Take each line containing "code" and report it exactly as written.

--- Material for this task ---
----
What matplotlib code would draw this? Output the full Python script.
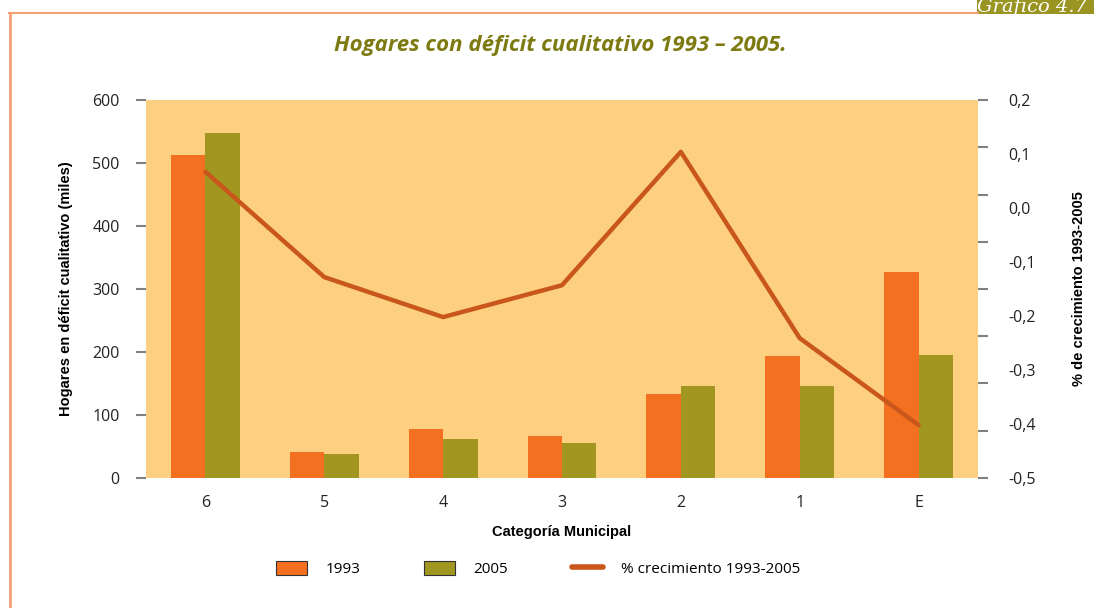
----
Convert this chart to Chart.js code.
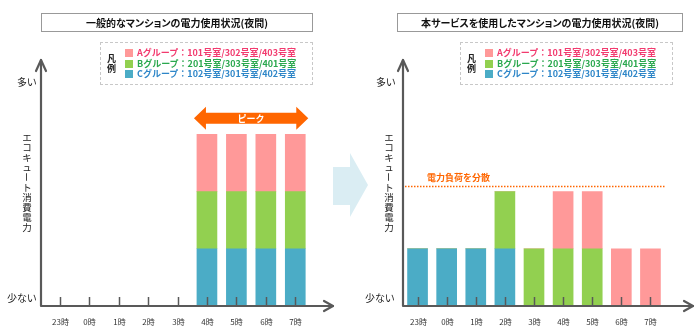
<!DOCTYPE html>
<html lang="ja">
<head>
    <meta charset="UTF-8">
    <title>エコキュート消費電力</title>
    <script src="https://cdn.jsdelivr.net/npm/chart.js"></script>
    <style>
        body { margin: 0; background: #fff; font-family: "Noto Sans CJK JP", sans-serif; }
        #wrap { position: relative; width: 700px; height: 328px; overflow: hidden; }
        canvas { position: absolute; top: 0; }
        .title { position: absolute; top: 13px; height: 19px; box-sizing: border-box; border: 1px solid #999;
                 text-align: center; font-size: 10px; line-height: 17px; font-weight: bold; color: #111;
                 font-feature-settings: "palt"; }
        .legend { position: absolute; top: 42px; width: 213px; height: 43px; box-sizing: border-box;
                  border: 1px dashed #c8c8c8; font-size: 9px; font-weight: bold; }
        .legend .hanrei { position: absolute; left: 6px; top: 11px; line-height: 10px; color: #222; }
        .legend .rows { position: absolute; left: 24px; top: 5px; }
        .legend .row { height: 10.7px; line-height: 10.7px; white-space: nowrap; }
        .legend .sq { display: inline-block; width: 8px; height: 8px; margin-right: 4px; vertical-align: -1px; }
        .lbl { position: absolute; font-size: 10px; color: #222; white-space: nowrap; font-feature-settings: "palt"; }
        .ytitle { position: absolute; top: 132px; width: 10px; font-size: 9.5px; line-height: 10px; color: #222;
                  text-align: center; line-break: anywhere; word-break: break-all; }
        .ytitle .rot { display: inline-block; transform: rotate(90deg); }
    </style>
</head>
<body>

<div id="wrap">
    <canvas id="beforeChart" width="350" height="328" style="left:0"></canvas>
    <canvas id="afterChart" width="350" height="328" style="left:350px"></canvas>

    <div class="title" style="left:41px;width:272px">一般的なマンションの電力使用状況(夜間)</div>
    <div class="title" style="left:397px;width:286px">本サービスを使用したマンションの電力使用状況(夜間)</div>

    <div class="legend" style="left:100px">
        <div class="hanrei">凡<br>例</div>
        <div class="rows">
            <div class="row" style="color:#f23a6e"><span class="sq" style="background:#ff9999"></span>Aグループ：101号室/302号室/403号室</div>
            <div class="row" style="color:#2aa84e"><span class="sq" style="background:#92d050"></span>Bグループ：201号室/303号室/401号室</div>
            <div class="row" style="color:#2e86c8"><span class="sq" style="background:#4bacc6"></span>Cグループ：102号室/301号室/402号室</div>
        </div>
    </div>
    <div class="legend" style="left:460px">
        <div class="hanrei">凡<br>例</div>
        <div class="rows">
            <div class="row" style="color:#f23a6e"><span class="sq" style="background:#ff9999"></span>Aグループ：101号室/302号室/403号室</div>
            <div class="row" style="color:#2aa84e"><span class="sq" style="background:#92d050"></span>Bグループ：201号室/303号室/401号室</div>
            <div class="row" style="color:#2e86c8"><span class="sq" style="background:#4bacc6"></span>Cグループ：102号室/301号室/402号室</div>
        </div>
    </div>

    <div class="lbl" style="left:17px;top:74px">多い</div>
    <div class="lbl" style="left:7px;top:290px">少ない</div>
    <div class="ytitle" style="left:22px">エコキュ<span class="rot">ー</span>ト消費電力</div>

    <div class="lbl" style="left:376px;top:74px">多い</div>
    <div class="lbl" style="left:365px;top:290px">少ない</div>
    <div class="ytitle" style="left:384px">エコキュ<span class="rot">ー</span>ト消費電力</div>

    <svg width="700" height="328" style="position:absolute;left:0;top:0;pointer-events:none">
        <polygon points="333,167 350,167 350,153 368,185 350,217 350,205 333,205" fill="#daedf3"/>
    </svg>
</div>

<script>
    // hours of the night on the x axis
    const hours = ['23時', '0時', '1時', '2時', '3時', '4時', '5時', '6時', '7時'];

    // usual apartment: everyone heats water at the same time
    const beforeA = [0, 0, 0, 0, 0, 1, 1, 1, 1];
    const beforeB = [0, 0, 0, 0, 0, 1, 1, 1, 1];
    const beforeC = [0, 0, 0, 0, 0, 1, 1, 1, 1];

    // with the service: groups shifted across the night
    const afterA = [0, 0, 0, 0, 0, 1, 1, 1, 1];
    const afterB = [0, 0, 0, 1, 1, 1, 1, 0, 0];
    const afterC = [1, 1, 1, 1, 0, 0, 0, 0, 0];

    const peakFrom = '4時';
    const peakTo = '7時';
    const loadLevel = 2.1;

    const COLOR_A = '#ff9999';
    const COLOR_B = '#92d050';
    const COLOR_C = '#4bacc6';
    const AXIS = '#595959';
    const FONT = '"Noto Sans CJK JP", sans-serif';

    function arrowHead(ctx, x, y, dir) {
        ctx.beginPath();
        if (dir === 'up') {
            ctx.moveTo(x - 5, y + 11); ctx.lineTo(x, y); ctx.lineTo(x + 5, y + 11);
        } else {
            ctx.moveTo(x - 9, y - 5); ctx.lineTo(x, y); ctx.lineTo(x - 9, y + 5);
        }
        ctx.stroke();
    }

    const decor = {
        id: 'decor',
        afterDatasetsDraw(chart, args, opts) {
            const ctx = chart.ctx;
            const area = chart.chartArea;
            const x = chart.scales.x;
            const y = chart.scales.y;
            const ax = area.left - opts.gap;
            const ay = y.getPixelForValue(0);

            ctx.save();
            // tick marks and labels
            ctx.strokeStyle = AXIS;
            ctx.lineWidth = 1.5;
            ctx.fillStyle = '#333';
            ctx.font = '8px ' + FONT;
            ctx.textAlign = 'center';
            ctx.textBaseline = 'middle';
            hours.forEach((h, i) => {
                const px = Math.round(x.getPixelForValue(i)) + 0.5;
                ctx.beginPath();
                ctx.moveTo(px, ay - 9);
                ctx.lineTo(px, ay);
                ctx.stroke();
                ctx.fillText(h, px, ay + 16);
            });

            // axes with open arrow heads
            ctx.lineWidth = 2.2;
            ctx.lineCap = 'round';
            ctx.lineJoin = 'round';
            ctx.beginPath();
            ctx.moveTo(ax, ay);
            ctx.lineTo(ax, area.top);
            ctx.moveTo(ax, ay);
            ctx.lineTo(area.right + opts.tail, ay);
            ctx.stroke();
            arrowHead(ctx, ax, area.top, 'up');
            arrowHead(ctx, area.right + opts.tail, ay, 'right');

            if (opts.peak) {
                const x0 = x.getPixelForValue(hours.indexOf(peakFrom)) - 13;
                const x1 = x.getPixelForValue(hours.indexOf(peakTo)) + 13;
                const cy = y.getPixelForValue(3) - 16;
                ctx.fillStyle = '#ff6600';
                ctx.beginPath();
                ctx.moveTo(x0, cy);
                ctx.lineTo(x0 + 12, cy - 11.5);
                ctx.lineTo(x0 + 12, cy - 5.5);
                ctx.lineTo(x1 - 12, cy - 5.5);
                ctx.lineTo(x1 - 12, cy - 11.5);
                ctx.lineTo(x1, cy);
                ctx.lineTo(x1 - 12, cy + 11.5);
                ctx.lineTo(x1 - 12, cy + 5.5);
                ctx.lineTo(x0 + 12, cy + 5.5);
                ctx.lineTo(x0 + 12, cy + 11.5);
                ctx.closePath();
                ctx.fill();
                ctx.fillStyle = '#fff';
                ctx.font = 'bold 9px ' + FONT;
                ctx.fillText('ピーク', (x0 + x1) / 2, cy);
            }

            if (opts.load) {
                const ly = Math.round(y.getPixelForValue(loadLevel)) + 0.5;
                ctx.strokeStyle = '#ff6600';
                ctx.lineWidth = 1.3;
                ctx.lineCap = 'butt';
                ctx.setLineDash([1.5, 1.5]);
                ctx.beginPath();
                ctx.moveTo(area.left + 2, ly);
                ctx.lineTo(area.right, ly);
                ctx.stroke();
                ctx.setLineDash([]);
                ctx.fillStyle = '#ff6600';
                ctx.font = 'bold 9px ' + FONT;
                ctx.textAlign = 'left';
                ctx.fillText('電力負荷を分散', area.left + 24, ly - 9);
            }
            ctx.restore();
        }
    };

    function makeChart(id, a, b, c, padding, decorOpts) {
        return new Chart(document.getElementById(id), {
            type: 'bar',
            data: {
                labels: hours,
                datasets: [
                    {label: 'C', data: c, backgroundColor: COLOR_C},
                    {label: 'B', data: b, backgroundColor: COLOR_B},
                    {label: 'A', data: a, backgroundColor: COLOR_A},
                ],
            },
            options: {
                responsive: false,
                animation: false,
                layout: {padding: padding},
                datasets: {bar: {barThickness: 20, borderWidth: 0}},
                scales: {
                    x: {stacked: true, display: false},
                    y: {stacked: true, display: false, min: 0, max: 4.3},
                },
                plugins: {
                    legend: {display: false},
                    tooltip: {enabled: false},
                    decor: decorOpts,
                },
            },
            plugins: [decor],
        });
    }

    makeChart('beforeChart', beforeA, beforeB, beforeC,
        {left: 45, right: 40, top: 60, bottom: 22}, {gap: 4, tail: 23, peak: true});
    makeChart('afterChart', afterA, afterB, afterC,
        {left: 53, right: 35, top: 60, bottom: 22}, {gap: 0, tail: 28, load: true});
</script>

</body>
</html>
----
--- Solution to the problem ---
What matplotlib code would draw this? Output the full Python script.
Convert this chart to Chart.js code.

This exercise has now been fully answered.